### EXERCISE PROMPT:
Assemble all lines in which the string "this" appears.

### INFORMATION GIVEN:
[start]

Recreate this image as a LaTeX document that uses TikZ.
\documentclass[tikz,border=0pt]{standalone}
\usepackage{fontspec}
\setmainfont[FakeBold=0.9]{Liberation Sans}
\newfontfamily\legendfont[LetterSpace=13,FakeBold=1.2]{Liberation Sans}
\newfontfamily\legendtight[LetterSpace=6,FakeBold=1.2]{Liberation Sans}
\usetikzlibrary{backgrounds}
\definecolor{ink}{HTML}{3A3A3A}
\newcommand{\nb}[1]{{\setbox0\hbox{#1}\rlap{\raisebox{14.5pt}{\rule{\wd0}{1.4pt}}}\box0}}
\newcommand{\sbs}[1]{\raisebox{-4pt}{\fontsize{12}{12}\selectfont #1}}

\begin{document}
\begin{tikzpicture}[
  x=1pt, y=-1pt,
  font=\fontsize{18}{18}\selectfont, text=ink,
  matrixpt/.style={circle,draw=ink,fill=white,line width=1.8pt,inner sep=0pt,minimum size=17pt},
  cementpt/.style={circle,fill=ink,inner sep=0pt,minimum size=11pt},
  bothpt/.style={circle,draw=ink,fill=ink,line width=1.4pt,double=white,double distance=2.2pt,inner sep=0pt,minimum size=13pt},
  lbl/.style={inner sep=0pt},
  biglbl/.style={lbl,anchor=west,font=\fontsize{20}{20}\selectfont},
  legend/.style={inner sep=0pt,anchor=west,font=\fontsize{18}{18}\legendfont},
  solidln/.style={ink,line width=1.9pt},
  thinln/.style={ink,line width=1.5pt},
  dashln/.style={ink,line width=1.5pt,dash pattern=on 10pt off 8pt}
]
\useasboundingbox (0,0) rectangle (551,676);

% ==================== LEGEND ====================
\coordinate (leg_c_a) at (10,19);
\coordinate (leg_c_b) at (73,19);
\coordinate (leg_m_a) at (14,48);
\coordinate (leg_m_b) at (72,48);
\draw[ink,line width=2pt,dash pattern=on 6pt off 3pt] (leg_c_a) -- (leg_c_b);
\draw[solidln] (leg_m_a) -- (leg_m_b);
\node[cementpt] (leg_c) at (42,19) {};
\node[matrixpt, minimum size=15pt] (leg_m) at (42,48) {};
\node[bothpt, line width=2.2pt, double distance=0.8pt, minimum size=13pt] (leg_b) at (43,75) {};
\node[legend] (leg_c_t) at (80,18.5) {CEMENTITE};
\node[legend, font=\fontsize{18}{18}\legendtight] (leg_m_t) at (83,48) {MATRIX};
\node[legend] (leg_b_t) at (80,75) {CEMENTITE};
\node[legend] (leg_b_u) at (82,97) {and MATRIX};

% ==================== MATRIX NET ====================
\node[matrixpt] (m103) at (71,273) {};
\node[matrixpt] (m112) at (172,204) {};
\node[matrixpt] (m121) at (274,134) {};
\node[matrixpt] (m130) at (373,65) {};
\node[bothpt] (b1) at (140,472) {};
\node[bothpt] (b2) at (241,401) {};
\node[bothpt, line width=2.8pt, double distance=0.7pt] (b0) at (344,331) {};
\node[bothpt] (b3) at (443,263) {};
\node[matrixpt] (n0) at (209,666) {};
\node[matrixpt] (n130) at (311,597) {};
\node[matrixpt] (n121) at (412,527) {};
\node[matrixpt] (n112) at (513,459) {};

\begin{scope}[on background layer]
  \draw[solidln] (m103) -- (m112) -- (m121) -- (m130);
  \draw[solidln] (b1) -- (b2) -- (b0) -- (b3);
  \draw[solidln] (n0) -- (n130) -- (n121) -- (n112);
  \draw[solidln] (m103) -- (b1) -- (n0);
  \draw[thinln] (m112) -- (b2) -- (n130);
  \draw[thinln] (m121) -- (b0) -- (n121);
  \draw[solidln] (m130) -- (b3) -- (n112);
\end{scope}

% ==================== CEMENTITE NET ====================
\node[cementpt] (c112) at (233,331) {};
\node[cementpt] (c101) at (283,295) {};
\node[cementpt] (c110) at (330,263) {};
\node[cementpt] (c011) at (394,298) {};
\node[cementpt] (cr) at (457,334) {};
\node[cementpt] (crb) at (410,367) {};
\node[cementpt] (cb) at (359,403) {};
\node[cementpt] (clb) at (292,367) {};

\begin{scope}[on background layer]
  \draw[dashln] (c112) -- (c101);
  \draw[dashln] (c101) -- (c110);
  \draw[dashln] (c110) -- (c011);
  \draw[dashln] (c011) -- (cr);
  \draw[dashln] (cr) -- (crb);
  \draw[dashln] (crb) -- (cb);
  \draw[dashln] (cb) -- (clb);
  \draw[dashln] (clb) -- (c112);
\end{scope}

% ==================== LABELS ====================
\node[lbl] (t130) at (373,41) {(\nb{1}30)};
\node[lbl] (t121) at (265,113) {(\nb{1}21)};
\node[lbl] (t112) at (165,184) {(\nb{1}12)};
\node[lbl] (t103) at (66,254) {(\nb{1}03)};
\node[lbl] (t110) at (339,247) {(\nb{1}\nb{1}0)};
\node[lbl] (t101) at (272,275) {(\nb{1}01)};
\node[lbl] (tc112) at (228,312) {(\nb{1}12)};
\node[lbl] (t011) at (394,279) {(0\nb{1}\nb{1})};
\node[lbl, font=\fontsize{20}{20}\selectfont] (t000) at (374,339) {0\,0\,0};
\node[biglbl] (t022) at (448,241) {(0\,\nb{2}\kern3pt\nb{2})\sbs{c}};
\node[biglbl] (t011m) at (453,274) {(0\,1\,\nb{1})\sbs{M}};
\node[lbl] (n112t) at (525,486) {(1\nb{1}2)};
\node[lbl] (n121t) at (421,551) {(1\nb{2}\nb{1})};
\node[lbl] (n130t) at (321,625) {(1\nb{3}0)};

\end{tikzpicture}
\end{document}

[end]
[start]

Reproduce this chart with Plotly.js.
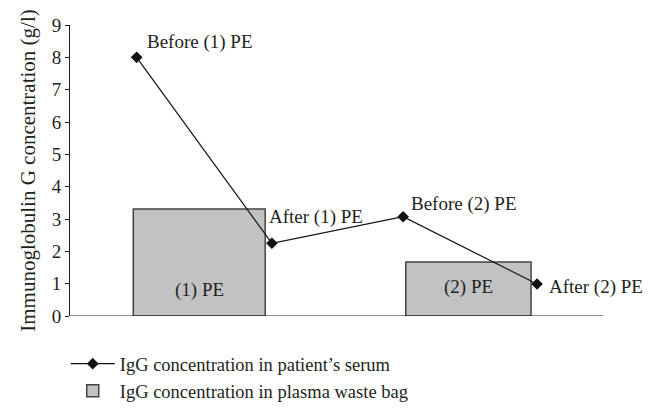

[end]
[start]

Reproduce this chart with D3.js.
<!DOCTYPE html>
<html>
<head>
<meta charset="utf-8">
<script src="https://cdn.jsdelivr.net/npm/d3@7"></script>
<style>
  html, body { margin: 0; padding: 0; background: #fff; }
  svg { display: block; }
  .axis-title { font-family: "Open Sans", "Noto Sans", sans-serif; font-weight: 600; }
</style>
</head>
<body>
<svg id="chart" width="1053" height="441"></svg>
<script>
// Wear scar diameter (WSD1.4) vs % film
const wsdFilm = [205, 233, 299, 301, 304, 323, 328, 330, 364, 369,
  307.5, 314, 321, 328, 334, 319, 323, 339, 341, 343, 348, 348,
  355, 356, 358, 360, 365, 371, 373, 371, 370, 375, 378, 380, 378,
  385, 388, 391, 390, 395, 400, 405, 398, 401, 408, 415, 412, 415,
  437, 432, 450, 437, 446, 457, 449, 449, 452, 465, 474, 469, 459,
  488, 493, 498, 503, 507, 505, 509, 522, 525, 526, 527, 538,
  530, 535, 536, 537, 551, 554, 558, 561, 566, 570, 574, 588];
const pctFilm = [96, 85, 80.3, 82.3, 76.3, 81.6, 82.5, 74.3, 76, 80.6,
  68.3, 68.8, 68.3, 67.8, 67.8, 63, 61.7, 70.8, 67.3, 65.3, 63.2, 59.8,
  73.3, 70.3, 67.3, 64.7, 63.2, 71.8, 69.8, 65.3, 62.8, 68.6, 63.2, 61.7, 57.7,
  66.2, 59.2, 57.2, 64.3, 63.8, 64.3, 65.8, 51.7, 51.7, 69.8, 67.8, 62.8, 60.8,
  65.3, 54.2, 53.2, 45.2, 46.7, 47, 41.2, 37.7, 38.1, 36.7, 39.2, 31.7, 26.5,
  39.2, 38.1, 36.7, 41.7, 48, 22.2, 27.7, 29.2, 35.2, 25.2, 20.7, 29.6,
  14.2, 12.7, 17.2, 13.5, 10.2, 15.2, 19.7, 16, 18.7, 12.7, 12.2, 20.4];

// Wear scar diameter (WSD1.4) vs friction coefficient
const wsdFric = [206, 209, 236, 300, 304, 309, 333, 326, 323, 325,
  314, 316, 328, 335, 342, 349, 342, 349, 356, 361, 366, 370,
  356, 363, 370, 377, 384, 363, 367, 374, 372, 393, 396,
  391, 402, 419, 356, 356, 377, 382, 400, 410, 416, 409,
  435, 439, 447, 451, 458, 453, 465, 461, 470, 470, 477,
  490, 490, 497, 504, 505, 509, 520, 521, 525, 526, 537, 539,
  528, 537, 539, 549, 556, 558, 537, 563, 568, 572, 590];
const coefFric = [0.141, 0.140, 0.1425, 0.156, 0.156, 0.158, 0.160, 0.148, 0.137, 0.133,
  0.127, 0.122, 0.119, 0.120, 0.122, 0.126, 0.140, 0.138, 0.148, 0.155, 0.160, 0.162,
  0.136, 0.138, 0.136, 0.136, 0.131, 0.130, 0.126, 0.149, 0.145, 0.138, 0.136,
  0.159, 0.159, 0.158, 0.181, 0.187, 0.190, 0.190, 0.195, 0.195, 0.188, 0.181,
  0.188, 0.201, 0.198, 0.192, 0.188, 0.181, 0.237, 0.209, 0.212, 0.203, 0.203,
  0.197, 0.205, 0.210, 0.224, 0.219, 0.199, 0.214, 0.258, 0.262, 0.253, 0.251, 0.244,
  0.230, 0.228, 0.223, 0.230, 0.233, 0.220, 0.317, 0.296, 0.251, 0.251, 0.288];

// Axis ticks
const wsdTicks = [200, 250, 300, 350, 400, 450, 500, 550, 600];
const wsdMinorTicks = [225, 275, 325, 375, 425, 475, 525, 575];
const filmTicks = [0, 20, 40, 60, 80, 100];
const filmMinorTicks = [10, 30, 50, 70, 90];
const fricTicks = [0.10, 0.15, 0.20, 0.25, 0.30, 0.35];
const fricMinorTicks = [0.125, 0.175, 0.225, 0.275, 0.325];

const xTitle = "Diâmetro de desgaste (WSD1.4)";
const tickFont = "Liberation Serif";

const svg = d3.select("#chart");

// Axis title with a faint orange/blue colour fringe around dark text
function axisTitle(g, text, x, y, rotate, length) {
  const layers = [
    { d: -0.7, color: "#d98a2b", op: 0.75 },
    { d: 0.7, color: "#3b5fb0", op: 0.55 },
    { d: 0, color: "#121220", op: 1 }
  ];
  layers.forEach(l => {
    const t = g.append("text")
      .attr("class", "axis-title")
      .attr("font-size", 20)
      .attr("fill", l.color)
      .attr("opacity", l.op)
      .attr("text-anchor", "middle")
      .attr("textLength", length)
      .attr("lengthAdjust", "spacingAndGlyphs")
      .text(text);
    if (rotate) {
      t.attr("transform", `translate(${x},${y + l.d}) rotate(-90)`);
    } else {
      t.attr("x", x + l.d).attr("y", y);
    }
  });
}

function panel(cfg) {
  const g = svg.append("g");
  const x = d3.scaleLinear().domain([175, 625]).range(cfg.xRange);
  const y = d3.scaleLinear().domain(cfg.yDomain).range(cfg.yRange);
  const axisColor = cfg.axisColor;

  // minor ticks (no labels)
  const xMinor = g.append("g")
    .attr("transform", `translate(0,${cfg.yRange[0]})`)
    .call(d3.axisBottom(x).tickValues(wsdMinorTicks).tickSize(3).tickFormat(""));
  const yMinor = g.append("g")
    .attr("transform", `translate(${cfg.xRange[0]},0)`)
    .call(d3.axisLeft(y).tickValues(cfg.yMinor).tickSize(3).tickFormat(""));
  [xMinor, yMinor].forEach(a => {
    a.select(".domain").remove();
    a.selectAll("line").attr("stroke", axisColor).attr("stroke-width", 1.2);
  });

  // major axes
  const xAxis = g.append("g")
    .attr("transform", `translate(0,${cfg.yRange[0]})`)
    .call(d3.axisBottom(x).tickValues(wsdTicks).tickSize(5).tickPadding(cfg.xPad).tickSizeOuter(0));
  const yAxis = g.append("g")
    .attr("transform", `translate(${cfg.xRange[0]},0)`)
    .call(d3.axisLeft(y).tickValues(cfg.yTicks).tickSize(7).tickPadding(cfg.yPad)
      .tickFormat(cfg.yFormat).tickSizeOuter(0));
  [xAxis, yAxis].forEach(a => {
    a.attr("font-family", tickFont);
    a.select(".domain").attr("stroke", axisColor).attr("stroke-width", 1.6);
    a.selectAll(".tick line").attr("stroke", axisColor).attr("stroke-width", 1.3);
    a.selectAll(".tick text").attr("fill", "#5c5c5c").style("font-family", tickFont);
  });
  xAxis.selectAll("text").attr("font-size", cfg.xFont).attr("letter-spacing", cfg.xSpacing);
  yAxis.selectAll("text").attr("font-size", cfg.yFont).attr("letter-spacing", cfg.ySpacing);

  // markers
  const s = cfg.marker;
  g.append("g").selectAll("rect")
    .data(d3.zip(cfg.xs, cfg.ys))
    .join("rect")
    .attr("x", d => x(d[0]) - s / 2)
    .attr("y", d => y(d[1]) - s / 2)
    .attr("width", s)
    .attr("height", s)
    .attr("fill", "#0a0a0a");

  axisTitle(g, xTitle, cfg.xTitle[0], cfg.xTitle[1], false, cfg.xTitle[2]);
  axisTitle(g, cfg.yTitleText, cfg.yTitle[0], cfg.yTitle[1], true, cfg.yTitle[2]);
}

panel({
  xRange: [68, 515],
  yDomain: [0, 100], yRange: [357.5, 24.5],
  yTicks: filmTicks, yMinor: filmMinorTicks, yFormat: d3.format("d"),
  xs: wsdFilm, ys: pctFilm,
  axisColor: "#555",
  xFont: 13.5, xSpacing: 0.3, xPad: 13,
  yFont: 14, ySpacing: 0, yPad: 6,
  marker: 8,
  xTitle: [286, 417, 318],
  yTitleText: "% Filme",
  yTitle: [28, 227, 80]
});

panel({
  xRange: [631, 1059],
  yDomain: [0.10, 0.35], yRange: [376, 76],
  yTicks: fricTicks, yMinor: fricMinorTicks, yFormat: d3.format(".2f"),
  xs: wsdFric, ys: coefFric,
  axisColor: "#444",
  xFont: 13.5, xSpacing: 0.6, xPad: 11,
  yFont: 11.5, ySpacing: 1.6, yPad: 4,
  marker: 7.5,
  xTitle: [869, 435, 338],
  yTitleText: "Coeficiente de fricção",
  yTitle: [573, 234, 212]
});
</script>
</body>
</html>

[end]

### EXERCISE OUTPUT:
Recreate this image as a LaTeX document that uses TikZ.
Reproduce this chart with Plotly.js.
Reproduce this chart with D3.js.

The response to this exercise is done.